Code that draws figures
- - - -
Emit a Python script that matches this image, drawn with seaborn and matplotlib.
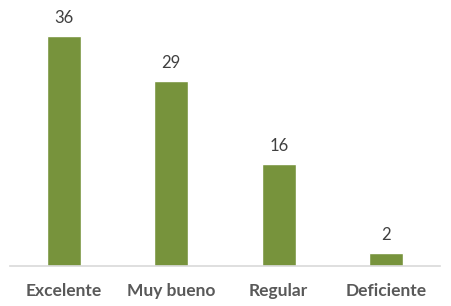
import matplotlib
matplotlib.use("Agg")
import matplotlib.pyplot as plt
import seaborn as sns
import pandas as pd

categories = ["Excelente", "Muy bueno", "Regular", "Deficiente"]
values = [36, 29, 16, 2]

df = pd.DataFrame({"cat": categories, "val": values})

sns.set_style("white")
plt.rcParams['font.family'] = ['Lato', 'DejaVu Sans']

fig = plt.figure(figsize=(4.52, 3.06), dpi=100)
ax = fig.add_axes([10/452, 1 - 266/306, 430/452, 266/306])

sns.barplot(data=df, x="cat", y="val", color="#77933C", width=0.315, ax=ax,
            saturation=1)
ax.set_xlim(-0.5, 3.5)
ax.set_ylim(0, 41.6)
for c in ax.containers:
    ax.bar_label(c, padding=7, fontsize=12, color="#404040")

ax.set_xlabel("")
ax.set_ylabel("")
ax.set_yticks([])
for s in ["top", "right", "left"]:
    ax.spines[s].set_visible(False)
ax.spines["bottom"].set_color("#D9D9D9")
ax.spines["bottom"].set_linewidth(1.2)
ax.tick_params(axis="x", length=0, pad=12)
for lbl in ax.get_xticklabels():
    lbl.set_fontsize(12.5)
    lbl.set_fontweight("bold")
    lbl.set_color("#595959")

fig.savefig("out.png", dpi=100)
- - - -
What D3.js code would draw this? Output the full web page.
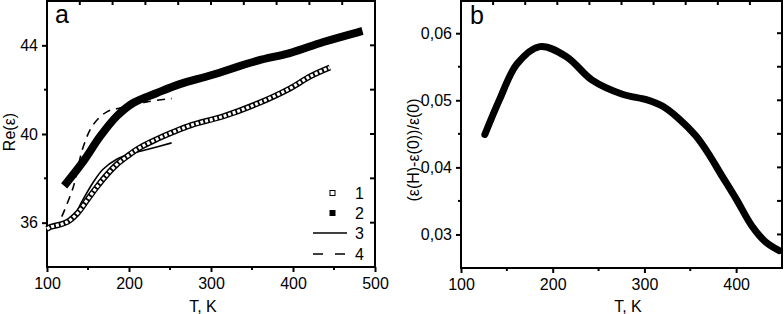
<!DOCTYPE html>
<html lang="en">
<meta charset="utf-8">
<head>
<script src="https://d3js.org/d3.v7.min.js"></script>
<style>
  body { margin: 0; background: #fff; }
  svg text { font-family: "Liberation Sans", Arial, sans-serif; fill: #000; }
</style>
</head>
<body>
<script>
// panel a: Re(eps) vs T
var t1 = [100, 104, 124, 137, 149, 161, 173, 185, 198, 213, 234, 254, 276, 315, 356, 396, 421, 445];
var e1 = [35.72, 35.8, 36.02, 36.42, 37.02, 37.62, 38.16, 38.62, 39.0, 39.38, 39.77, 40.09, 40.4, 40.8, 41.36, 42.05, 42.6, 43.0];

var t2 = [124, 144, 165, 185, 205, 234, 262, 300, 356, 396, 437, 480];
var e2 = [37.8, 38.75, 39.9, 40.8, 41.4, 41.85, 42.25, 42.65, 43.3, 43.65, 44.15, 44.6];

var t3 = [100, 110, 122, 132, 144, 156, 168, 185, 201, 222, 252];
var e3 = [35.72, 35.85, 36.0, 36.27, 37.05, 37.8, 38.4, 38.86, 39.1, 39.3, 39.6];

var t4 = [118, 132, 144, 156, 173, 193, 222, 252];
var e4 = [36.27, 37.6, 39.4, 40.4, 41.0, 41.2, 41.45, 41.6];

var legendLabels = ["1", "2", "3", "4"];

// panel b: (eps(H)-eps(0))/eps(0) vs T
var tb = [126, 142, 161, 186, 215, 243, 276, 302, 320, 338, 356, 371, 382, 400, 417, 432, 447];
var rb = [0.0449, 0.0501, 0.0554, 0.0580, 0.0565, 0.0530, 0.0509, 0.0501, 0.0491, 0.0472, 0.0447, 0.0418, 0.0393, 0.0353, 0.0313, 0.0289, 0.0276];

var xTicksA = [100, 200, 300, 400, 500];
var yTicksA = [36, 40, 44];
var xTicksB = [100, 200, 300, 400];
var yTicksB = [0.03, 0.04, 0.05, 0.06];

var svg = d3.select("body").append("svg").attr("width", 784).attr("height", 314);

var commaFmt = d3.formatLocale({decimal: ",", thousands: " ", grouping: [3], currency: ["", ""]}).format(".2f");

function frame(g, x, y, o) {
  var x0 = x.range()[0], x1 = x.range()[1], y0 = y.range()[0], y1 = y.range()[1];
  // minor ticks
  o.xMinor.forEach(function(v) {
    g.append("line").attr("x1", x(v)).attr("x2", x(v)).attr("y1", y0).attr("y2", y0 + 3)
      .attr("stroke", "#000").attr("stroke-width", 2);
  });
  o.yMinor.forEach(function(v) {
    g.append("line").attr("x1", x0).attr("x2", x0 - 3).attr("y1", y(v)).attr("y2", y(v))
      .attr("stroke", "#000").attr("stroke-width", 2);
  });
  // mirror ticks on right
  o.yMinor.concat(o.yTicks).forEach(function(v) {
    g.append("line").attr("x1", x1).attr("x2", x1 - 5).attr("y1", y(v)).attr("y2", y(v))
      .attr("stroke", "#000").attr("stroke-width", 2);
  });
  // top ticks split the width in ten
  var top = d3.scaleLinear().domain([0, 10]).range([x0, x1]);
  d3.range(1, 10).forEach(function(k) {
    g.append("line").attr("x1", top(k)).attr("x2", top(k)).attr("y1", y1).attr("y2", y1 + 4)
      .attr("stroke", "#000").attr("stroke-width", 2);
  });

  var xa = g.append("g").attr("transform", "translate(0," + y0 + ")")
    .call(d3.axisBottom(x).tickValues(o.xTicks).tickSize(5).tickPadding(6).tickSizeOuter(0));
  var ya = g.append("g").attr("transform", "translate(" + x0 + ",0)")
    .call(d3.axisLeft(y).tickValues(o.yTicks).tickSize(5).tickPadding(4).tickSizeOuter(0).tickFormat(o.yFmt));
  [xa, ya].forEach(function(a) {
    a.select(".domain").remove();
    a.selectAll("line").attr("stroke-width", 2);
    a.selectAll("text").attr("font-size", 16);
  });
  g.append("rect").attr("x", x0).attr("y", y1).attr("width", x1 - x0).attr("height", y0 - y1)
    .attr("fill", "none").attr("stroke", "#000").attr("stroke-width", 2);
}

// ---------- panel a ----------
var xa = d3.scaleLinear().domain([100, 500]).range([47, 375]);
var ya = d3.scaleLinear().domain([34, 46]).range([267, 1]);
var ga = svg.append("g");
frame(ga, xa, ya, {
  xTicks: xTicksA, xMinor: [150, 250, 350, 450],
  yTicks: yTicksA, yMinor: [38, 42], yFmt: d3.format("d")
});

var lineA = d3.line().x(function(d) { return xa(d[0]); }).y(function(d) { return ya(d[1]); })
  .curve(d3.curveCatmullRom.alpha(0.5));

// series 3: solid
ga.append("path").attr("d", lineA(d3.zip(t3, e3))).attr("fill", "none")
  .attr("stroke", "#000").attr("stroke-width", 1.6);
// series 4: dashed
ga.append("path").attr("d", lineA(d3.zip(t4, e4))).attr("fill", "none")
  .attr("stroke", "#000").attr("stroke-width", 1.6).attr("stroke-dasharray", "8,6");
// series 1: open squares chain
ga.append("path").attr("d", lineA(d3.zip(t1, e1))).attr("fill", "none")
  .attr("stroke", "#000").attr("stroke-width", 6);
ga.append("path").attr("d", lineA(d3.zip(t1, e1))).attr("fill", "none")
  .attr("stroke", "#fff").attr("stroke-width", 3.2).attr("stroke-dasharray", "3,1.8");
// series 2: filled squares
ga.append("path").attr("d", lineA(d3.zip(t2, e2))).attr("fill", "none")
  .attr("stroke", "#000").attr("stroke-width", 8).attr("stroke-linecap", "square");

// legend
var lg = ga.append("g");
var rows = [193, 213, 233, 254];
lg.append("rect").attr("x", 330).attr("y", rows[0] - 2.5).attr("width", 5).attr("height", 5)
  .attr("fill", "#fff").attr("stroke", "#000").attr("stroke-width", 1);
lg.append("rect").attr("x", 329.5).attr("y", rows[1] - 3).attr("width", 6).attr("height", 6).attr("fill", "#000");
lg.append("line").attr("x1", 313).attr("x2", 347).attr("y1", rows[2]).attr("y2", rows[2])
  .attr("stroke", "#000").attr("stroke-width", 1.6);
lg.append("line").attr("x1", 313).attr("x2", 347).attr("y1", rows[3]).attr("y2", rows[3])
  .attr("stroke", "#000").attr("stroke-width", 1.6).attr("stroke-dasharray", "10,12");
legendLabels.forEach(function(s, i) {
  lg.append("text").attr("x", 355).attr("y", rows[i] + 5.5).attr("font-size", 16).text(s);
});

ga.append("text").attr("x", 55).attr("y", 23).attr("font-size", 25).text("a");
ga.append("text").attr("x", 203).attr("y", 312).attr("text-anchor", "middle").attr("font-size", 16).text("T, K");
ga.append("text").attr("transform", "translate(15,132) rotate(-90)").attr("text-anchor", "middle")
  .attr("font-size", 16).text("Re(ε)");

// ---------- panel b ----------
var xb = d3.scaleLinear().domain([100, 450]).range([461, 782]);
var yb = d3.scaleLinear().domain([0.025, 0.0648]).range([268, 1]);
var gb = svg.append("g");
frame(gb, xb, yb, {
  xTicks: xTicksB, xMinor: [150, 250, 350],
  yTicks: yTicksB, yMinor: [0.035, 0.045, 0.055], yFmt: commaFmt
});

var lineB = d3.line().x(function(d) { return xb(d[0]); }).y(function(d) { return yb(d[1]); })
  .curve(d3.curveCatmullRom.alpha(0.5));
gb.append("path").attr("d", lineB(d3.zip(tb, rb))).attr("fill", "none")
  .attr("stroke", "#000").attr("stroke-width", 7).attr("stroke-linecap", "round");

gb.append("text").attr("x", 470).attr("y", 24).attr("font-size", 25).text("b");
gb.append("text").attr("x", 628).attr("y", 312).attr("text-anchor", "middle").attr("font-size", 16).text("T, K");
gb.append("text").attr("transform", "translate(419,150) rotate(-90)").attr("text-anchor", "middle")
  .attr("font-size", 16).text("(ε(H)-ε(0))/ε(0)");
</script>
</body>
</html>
- - - -
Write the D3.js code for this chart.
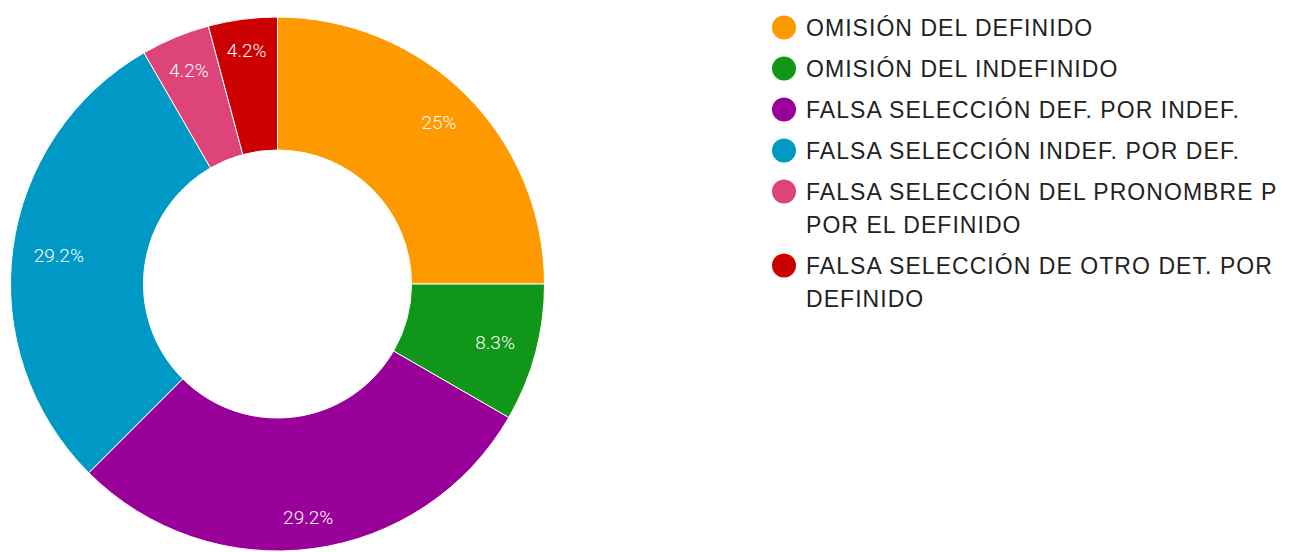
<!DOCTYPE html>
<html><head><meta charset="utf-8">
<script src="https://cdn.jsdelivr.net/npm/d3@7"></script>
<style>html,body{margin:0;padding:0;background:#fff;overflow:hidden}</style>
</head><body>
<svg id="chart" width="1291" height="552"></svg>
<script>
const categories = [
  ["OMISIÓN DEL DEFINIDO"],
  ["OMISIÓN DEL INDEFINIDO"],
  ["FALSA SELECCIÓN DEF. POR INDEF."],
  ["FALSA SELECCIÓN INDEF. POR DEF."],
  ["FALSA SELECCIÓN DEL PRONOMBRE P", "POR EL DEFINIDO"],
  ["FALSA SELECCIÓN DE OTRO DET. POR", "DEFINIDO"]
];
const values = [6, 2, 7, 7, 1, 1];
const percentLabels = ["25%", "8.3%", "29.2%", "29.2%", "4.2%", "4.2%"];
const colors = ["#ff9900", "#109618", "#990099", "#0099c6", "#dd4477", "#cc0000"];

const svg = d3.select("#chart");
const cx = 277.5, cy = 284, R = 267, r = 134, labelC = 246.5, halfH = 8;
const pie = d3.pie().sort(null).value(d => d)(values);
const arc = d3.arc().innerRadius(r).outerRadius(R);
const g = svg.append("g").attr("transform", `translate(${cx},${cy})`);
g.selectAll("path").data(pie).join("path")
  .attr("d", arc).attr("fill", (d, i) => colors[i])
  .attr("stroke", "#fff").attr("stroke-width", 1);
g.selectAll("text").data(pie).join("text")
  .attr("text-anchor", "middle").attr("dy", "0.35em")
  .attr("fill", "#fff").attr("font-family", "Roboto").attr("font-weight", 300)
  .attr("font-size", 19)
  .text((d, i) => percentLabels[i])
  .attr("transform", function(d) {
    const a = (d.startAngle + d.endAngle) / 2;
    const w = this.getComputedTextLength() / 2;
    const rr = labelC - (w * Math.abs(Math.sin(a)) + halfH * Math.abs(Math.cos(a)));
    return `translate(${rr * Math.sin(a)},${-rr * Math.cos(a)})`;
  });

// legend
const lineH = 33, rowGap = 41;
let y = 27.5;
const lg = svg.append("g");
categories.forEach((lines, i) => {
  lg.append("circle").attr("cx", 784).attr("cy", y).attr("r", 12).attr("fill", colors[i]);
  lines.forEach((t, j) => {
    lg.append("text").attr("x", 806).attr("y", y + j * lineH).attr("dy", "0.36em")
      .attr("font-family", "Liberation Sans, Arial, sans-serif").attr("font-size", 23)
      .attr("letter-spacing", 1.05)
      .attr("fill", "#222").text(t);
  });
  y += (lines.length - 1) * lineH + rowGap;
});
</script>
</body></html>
- - - -
STATED PROBLEM
Take only the lines above from the one that has "Emit a Python" through the one that has "ax = fig.add_axes([10/452, 1" and reproduce them exactly, omitting any pictures.

WRITTEN RESPONSE
Emit a Python script that matches this image, drawn with seaborn and matplotlib.
import matplotlib
matplotlib.use("Agg")
import matplotlib.pyplot as plt
import seaborn as sns
import pandas as pd

categories = ["Excelente", "Muy bueno", "Regular", "Deficiente"]
values = [36, 29, 16, 2]

df = pd.DataFrame({"cat": categories, "val": values})

sns.set_style("white")
plt.rcParams['font.family'] = ['Lato', 'DejaVu Sans']

fig = plt.figure(figsize=(4.52, 3.06), dpi=100)
ax = fig.add_axes([10/452, 1 - 266/306, 430/452, 266/306])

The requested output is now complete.